Quatre ministres, dont la garde des Sceaux Eric Dupond-Moretti se sont rendus à la Maison des femmes de Saint-Denis pour signer une convention visant à l’amélioration de l’accueil et de la prise de plainte des femmes victimes de violences au sein des maisons des femmes. Un déplacement destiné illustrer la communication d’une série de mesures pour lutter contre les violences conjugales.
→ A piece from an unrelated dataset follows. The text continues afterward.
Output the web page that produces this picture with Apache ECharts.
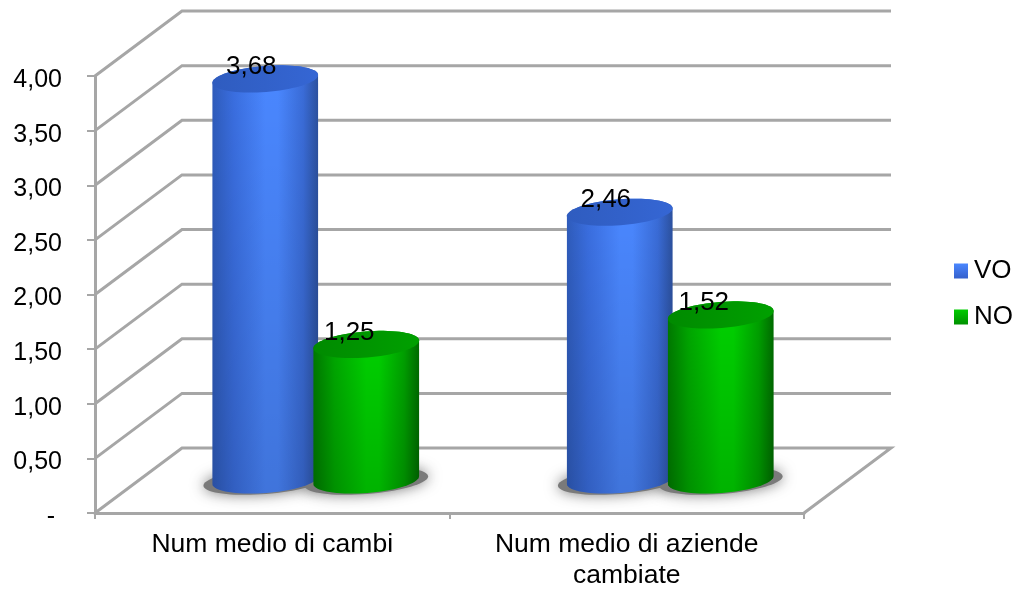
<!DOCTYPE html>
<html>
<head>
<meta charset="utf-8">
<style>html,body{margin:0;padding:0;background:#fff}#c{width:1016px;height:589px}</style>
<script src="https://cdn.jsdelivr.net/npm/echarts@6/dist/echarts.min.js"></script>
</head>
<body>
<div id="c"></div>
<script>
var categories = ['Num medio di cambi', 'Num medio di aziende\ncambiate'];
var seriesNames = ['VO', 'NO'];
var valuesVO = [3.68, 2.46];
var valuesNO = [1.25, 1.52];
var yTicks = [0, 0.5, 1, 1.5, 2, 2.5, 3, 3.5, 4];
var yTickLabels = ['- ', '0,50', '1,00', '1,50', '2,00', '2,50', '3,00', '3,50', '4,00'];

var FONT = '"Liberation Sans", Arial, sans-serif';
var GRID_COLOR = '#a6a6a6';
var BACK_DX = 87, BACK_DY = 65;
var MID_DX = 43, MID_DY = 32, BASE_DY = 33;
var RX = 53, RY = 13, TILT = -4.5 * Math.PI / 180;
var SHIFT = { VO: -50, NO: 51 };
var LABEL_DX = { VO: -14, NO: -17 };

var chart = echarts.init(document.getElementById('c'), null, { renderer: 'canvas' });
var G = echarts.graphic.LinearGradient;

function ellPt(cx, cy, rx, ry, t) {
  var c = Math.cos(t), s = Math.sin(t), ca = Math.cos(TILT), sa = Math.sin(TILT);
  return [cx + rx * c * ca - ry * s * sa, cy + rx * c * sa + ry * s * ca];
}
function ellipse(cx, cy, rx, ry) {
  var p = [];
  for (var i = 0; i < 72; i++) p.push(ellPt(cx, cy, rx, ry, i / 72 * 2 * Math.PI));
  return p;
}
function body(cx, topY, baseY) {
  var p = [], i;
  for (i = 0; i <= 36; i++) p.push(ellPt(cx, baseY, RX, RY, i / 36 * Math.PI));
  for (i = 0; i <= 36; i++) p.push(ellPt(cx, topY, RX, RY, Math.PI + i / 36 * Math.PI));
  return p;
}
var PAL = {
  VO: { stops: ['#2f5cbc', '#3a6ee0', '#4a87ff', '#4a87ff', '#3a6cd8', '#2c519f'], top: ['#2f5cbf', '#3566d4'] },
  NO: { stops: ['#007a00', '#00a800', '#00d000', '#00d000', '#00a000', '#006c00'], top: ['#008a00', '#00a000'] }
};
var OFFS = [0, 0.2, 0.5, 0.62, 0.86, 1];
function cylinder(name) {
  return function (params, api) {
    var cat = api.value(0), v = api.value(1);
    var front = api.coord([cat, v]), zero = api.coord([cat, 0]);
    var cx = front[0] + MID_DX + SHIFT[name];
    var topY = front[1] - MID_DY, baseY = zero[1] - BASE_DY;
    var pal = PAL[name];
    return {
      type: 'group',
      children: [
        { type: 'polygon', shape: { points: body(cx, topY, baseY) },
          style: { fill: new G(0, 0, 1, 0, pal.stops.map(function (c, i) { return { offset: OFFS[i], color: c }; })) } },
        { type: 'polygon', shape: { points: body(cx, topY, baseY) },
          style: { fill: new G(0, 0, 0, 1, [
            { offset: 0, color: 'rgba(0,0,0,0)' }, { offset: 1, color: 'rgba(0,0,0,0.14)' }]) } },
        { type: 'polygon', shape: { points: ellipse(cx, topY, RX, RY) },
          style: { fill: new G(0, 0, 1, 0, [
            { offset: 0, color: pal.top[0] }, { offset: 1, color: pal.top[1] }]) } },
        { type: 'text', x: cx + LABEL_DX[name], y: topY - 12,
          style: { text: v.toFixed(2).replace('.', ','), font: '26px ' + FONT, fill: '#000', align: 'center', verticalAlign: 'middle' } }
      ]
    };
  };
}
function renderWall(params, api) {
  var v = api.value(0);
  var y = api.coord([0, v])[1];
  var L = params.coordSys.x, R = L + params.coordSys.width;
  var pts = [[L, y], [L + BACK_DX, y - BACK_DY], [R + BACK_DX, y - BACK_DY]];
  if (v === 0) pts.push([R, y]);
  return { type: 'polyline', shape: { points: pts }, style: { fill: 'none', stroke: GRID_COLOR, lineWidth: 3 } };
}
function renderShadow(params, api) {
  var cat = api.value(0), shift = api.value(2);
  var zero = api.coord([cat, 0]);
  var cx = zero[0] + MID_DX + shift;
  return { type: 'polygon', shape: { points: ellipse(cx, zero[1] - BASE_DY + 1, RX + 9, RY) },
    style: { fill: '#7a7a7a', shadowBlur: 14, shadowColor: 'rgba(110,110,110,0.9)' } };
}
var shadowData = [];
valuesVO.forEach(function (v, i) { shadowData.push([i, v, SHIFT.VO]); });
valuesNO.forEach(function (v, i) { shadowData.push([i, v, SHIFT.NO]); });

chart.setOption({
  animation: false,
  backgroundColor: '#fff',
  grid: { left: 95, right: 212, top: 76, bottom: 76, containLabel: false, outerBoundsMode: 'none' },
  legend: {
    orient: 'vertical', left: 949, top: 253, itemWidth: 14, itemHeight: 15, itemGap: 20,
    selectedMode: false, icon: 'rect',
    textStyle: { fontFamily: FONT, fontSize: 26, color: '#000', padding: [0, 0, 0, 1] },
    data: [
      { name: 'VO', itemStyle: { color: new G(0, 0, 0, 1, [{ offset: 0, color: '#4a87ff' }, { offset: 1, color: '#3560cc' }]) } },
      { name: 'NO', itemStyle: { color: new G(0, 0, 0, 1, [{ offset: 0, color: '#00cc00' }, { offset: 1, color: '#009000' }]) } }
    ]
  },
  xAxis: {
    type: 'category', data: categories,
    axisLine: { lineStyle: { color: GRID_COLOR, width: 3 } },
    axisTick: { show: true, length: 6, lineStyle: { color: GRID_COLOR, width: 2 } },
    axisLabel: { fontFamily: FONT, fontSize: 26.5, color: '#000', margin: 16, lineHeight: 31, interval: 0 }
  },
  yAxis: {
    type: 'value', min: 0, max: 4, interval: 0.5,
    splitLine: { show: false },
    axisLine: { show: true, lineStyle: { color: GRID_COLOR, width: 3 } },
    axisTick: { show: true, length: 8, lineStyle: { color: GRID_COLOR, width: 2 } },
    axisLabel: {
      fontFamily: FONT, fontSize: 25, color: '#000', margin: 33, verticalAlign: 'top', lineHeight: 8,
      formatter: function (val) { return yTickLabels[yTicks.indexOf(val)]; }
    }
  },
  tooltip: { show: false },
  series: [
    { type: 'custom', name: 'walls', renderItem: renderWall, silent: true, clip: false,
      data: yTicks.map(function (v) { return [v]; }), encode: { y: 0 }, z: 1 },
    { type: 'custom', name: 'shadow', renderItem: renderShadow, silent: true, clip: false,
      data: shadowData, encode: { x: 0, y: 1 }, z: 2 },
    { type: 'custom', name: seriesNames[0], renderItem: cylinder('VO'), clip: false, itemStyle: { color: '#4a87ff' },
      data: valuesVO.map(function (v, i) { return [i, v]; }), encode: { x: 0, y: 1 }, z: 3 },
    { type: 'custom', name: seriesNames[1], renderItem: cylinder('NO'), clip: false, itemStyle: { color: '#00cc00' },
      data: valuesNO.map(function (v, i) { return [i, v]; }), encode: { x: 0, y: 1 }, z: 4 }
  ]
});
</script>
</body>
</html>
Ces mesures, qui feront l’objet de décrets ou de projets de loi dans les prochains mois, avaient été annoncées par la Première ministre Elisabeth Borne en mars, dans le cadre de son plan en faveur de l’égalité femmes-hommes, “grande cause” du quinquennat. Elles font aussi suite à un rapport parlementaire se concluant par 59 propositions.
Au programme des annonces notamment, la création d’un “pôle spécialisé dans les violences intrafamiliales” dans chacun des 164 tribunaux français, avec à chaque fois une équipe coordonnée par des magistrats référents du siège et du parquet, adaptée aux spécificités locales.
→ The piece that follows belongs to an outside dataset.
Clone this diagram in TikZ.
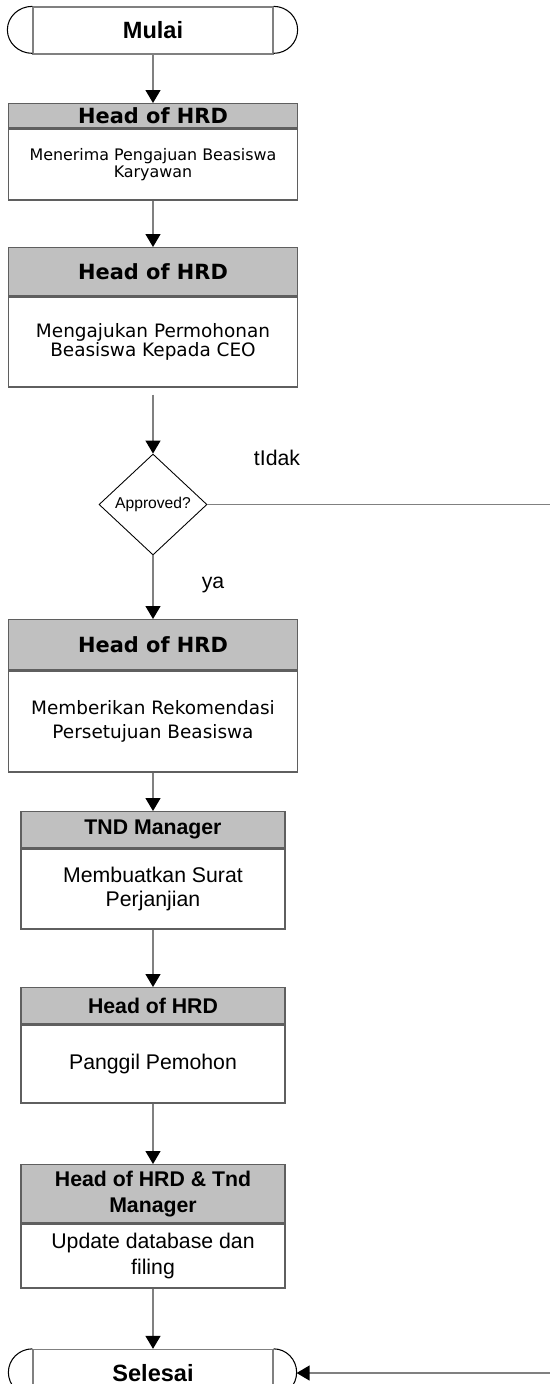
\documentclass[tikz,border=0pt]{standalone}
\usepackage{fontspec}
\usepackage{tikz}
\usetikzlibrary{shapes.geometric,arrows.meta}
\newfontfamily\verdana{DejaVu Sans}
\newfontfamily\arial{Liberation Sans}
\definecolor{linegray}{HTML}{808080}
\definecolor{boxgray}{HTML}{5F5F5F}
\definecolor{headfill}{HTML}{C0C0C0}

\begin{document}
\begin{tikzpicture}[x=0.02cm,y=-0.02cm,
  wide/.style={draw=boxgray, line width=0.75pt, minimum width=5.78cm, inner sep=0pt, align=center},
  narrow/.style={draw=boxgray, line width=0.75pt, minimum width=5.28cm, inner sep=0pt, align=center},
  head/.style={fill=headfill, anchor=north},
  body/.style={fill=white, anchor=north},
  vhead/.style={font=\verdana\bfseries\fontsize{11.9}{14}\selectfont},
  ahead/.style={font=\arial\bfseries\fontsize{12.1}{14.8}\selectfont},
  atext/.style={font=\arial\fontsize{12.1}{14}\selectfont},
  term/.style={draw=linegray, line width=0.75pt, minimum width=4.8cm, minimum height=0.94cm, inner sep=0pt, font=\arial\bfseries\fontsize{13.4}{16}\selectfont},
  decision/.style={diamond, draw=black, line width=0.5pt, minimum width=2.16cm, minimum height=2.02cm, inner sep=0pt, font=\arial\fontsize{8.9}{10}\selectfont},
  flow/.style={draw=linegray, line width=0.75pt, -{Triangle[length=0.26cm,width=0.3cm,color=black]}}]

\useasboundingbox (0,0) rectangle (550,1384);
\clip (0,0) rectangle (550,1384);

% start
\node[term] (start) at (153,30.5) {Mulai};
\draw[black, line width=0.6pt] (start.north west) arc[start angle=90, end angle=270, x radius=0.5cm, y radius=0.47cm];
\draw[black, line width=0.6pt] (start.north east) arc[start angle=90, end angle=-90, x radius=0.48cm, y radius=0.47cm];

\node[wide,head,vhead,minimum height=0.48cm] (h1) at (153,103) {Head of HRD};
\node[wide,body,minimum height=1.42cm,font=\verdana\fontsize{9.05}{9.9}\selectfont] (b1) at (h1.south) {Menerima Pengajuan Beasiswa\\Karyawan};

\node[wide,head,vhead,minimum height=0.96cm] (h2) at (153,247) {Head of HRD};
\node[wide,body,minimum height=1.8cm,font=\verdana\fontsize{10.5}{10.8}\selectfont] (b2) at (h2.south) {Mengajukan Permohonan\\Beasiswa Kepada CEO};

\node[decision] (dec) at (153,504.5) {Approved?};
\node[atext] (nolabel) at (277,457.5) {tIdak};
\node[atext] (yalabel) at (213,585) {ya};

\node[wide,head,vhead,minimum height=1.0cm] (h3) at (153,619) {Head of HRD};
\node[wide,body,minimum height=2.02cm,font=\verdana\fontsize{10.5}{13.6}\selectfont] (b3) at (h3.south) {Memberikan Rekomendasi\\Persetujuan Beasiswa};

\node[narrow,head,ahead,minimum height=0.72cm] (h4) at (153,811) {TND Manager};
\node[narrow,body,atext,minimum height=1.6cm] (b4) at (h4.south) {Membuatkan Surat\\Perjanjian};

\node[narrow,head,ahead,minimum height=0.72cm] (h5) at (153,987) {Head of HRD};
\node[narrow,body,atext,minimum height=1.56cm] (b5) at (h5.south) {Panggil Pemohon};

\node[narrow,head,ahead,minimum height=1.16cm] (h6) at (153,1164) {Head of HRD \& Tnd\\Manager};
\node[narrow,body,atext,minimum height=1.28cm,font=\arial\fontsize{12.1}{14.8}\selectfont] (b6) at (h6.south) {Update database dan\\filing};

% end
\node[term] (end) at (153,1373) {Selesai};
\draw[black, line width=0.6pt] (end.north west) arc[start angle=90, end angle=270, x radius=0.48cm, y radius=0.47cm];
\draw[black, line width=0.6pt] (end.north east) arc[start angle=90, end angle=-90, x radius=0.46cm, y radius=0.47cm];

\draw[flow] (start.south) -- (h1.north);
\draw[flow] (b1.south) -- (h2.north);
\draw[flow, shorten <=0.14cm] (b2.south) -- (dec.north);
\draw[flow] (dec.south) -- (h3.north);
\draw[flow] (b3.south) -- (h4.north);
\draw[flow] (b4.south) -- (h5.north);
\draw[flow] (b5.south) -- (h6.north);
\draw[flow] (b6.south) -- (end.north);

% tidak
\coordinate (noturn) at (560,504.5);
\coordinate (endtip) at ([xshift=0.46cm]end.east);
\draw[flow] (dec.east) -- (noturn) |- (endtip);

\end{tikzpicture}
\end{document}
Le gouvernement veut aussi permettre à un juge de prononcer, en cas “d’urgence extrême”, une ordonnance de protection en 24 heures. Les délais de ces ordonnances, autorisant l’éviction du conjoint violent ou une interdiction de contact, avaient été réduits à six jours en 2019 (45 jours en moyenne auparavant).
Cette procédure, provisoire, devra être réexaminée par un juge “dans un délai de six jours”, a précisé le garde des Sceaux, ajoutant qu’elle figurerait dans un projet de loi “à l’automne”. De leur côté, les associations défendant les femmes victimes de violences ont jugé ces mesures “incomplètes”, voire “décevantes”. Les pôles spécialisés, “c’est une étape, mais on est au milieu du gué”, estime notamment Françoise Brié, directrice de la Fédération nationale Solidarité femmes.
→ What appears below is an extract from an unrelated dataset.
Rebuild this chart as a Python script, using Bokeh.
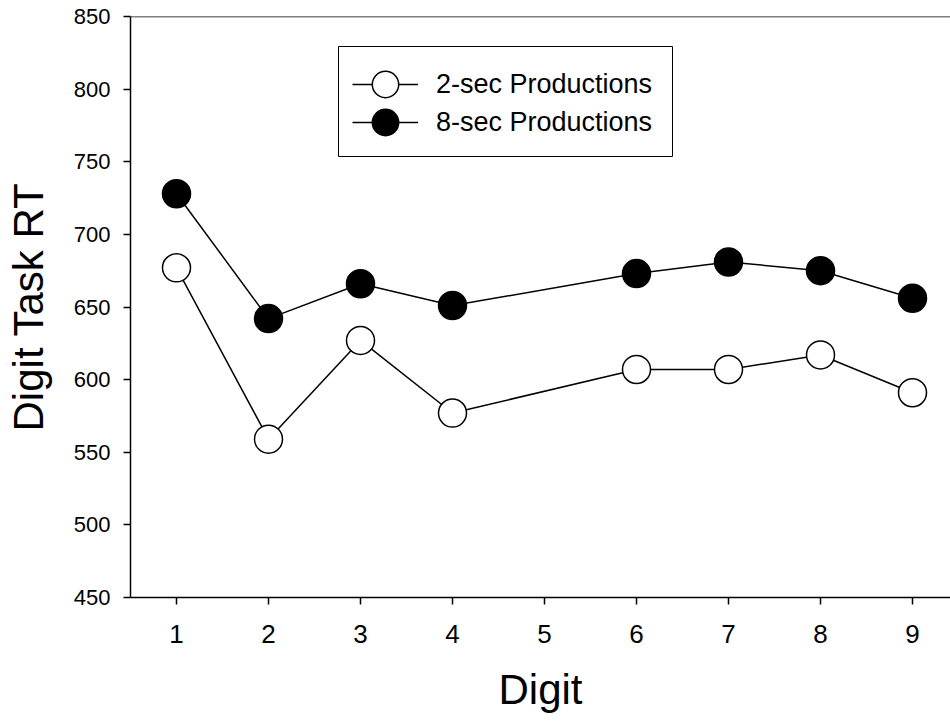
from bokeh.plotting import figure
from bokeh.models import Range1d, FixedTicker, Span, Legend, LegendItem, BoxAnnotation
from bokeh.embed import file_html
from bokeh.resources import INLINE

digits = [1, 2, 3, 4, 6, 7, 8, 9]
rt_2sec = [677, 559, 627, 577, 607, 607, 617, 591]
rt_8sec = [728, 642, 666, 651, 673, 681, 675, 656]
x_ticks = [1, 2, 3, 4, 5, 6, 7, 8, 9]
y_ticks = [450, 500, 550, 600, 650, 700, 750, 800, 850]

FONT = "Liberation Sans"

p = figure(width=950, height=722, output_backend="svg", toolbar_location=None,
           x_range=Range1d(0.5, 9.413), y_range=Range1d(450, 850),
           min_border_left=130, min_border_right=0, min_border_top=16, min_border_bottom=125)
p.outline_line_color = None
p.grid.grid_line_color = None
p.background_fill_color = "white"
p.border_fill_color = "white"

p.xaxis.ticker = FixedTicker(ticks=x_ticks)
p.yaxis.ticker = FixedTicker(ticks=y_ticks)
for ax in (p.xaxis[0], p.yaxis[0]):
    ax.axis_line_color = "black"
    ax.axis_line_width = 1.5
    ax.major_tick_line_color = "black"
    ax.major_tick_line_width = 1.5
    ax.major_tick_in = 0
    ax.major_tick_out = 7
    ax.minor_tick_line_color = None
    ax.major_label_text_font = FONT
    ax.major_label_text_color = "black"
    ax.axis_label_text_font = FONT
    ax.axis_label_text_font_style = "normal"
    ax.axis_label_text_color = "black"
    ax.axis_label_text_font_size = "42px"

p.xaxis.major_label_text_font_size = "26px"
p.yaxis.major_label_text_font_size = "22px"
p.xaxis.major_label_standoff = 20
p.yaxis.major_label_standoff = 13
p.xaxis.axis_label = "Digit"
p.yaxis.axis_label = "Digit Task RT"
p.xaxis.axis_label_standoff = 20
p.yaxis.axis_label_standoff = 19

top = Span(location=850, dimension="width", line_color="black", line_width=1.5)
p.add_layout(top)

l2 = p.line(digits, rt_2sec, line_color="black", line_width=1.5)
s2 = p.scatter(digits, rt_2sec, size=28, marker="circle", fill_color="white",
               line_color="black", line_width=1.5)
l8 = p.line(digits, rt_8sec, line_color="black", line_width=1.5)
s8 = p.scatter(digits, rt_8sec, size=28, marker="circle", fill_color="black",
               line_color="black", line_width=1.5)

# legend frame
frame = BoxAnnotation(left=338, right=672, top=46, bottom=156,
                      left_units="canvas", right_units="canvas",
                      top_units="canvas", bottom_units="canvas",
                      fill_color=None, line_color="black", line_alpha=1, line_width=1)
p.add_layout(frame)


def make_legend(label, renderers, loc):
    lg = Legend(items=[LegendItem(label=label, renderers=renderers)], location=loc)
    lg.border_line_color = None
    lg.background_fill_alpha = 0
    lg.label_text_font = FONT
    lg.label_text_font_size = "27px"
    lg.label_text_color = "black"
    lg.glyph_width = 66
    lg.glyph_height = 66
    lg.label_height = 66
    lg.padding = 0
    lg.margin = 0
    lg.spacing = 0
    lg.label_standoff = 18
    return lg


p.add_layout(make_legend("2-sec Productions", [l2, s2], (222, 480)), "center")
p.add_layout(make_legend("8-sec Productions", [l8, s8], (222, 442)), "center")

open("out.html", "w").write(file_html(p, INLINE))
Ces mesures sont “intéressantes” mais “vont-elles pouvoir être appliquées ? Va-t-on toujours avoir quelqu’un pour signer l’ordonnance de protection à un instant T ?”, s’est interrogée Ghada Hatem, fondatrice de la Maison des femmes de Saint-Denis.
C’est dans cette structure que quatre ministres – le garde des Sceaux et les ministres déléguées à l’égalité femme-homme (Isabelle Lonvis-Rome), les collectivités (Dominique Faure) et les professions de santé (Agnès Firmin Le Bodo), se sont déplacés pour signer la convention.
Justine (prénom d’emprunt), victime de violences conjugales, s’y rend depuis quelques mois, pour se “reconstruire”. “C’est une belle découverte, j’ai reçu un accueil très humain et je me sens en sécurité”, témoigne-t-elle.
Le ministère de l’Intérieur a recensé 207 743 victimes de violences conjugales en France en 2021, essentiellement des femmes, +21% par rapport à 2020. Cent-vingt-deux ont été tuées par leur conjoint ou ex-conjoint cette même année, selon le ministère. Une quarantaine de femmes ont déjà été tuées depuis le début de l’année, d’après les associations. Des chiffres qui ne baissent pas, malgré les mesures prises notamment depuis le Grenelle de 2019, constate le rapport visant à “améliorer le traitement judiciaire des violences intrafamiliales”.
Leurs autrices, Emilie Chandler (députée Renaissance) et Dominique Vérien (sénatrice UDI), commencent par noter le doublement des plaintes depuis 2016 “dans un contexte de libération de la parole” et de réponse judiciaire plus “rapide” (+218% de mesures d’éloignement entre 2017 et 2021), même si les progrès ne sont pas “au même niveau” sur l’ensemble du territoire.
Dans leurs 59 recommandations, elles soulignent le besoin d’améliorer la “coordination” entre les acteurs – des défaillances sur le suivi de conjoints violents ont été révélées lors de plusieurs féminicides.
Elles recommandent la création d’un fichier regroupant les informations sur les auteurs -sur lequel la Chancellerie et l’Intérieur travaillent- et une meilleure prise en charge des hommes violents.
En amont du traitement judiciaire, il faut “un maillage de personnes formées à tous les niveaux de la chaîne” (médecins, travailleurs sociaux, fonctionnaires…) pour ne “pas passer à côté” de situations de danger, a souligné Isabelle Rome, reprenant une recommandation du rapport.
Les parlementaires proposent d’élargir davantage la délivrance des “téléphones grave danger”. Près de 3 500 sont actifs (+471% depuis 2019) mais ils restent trois fois moins attribués qu’en Espagne.
Quant aux “bracelets anti-rapprochement” (1 000 actifs), plombés par des problèmes techniques, un nouveau modèle adapté au réseau 5G et avec une batterie plus fiable, sera déployé dès le mois prochain, promet la Chancellerie.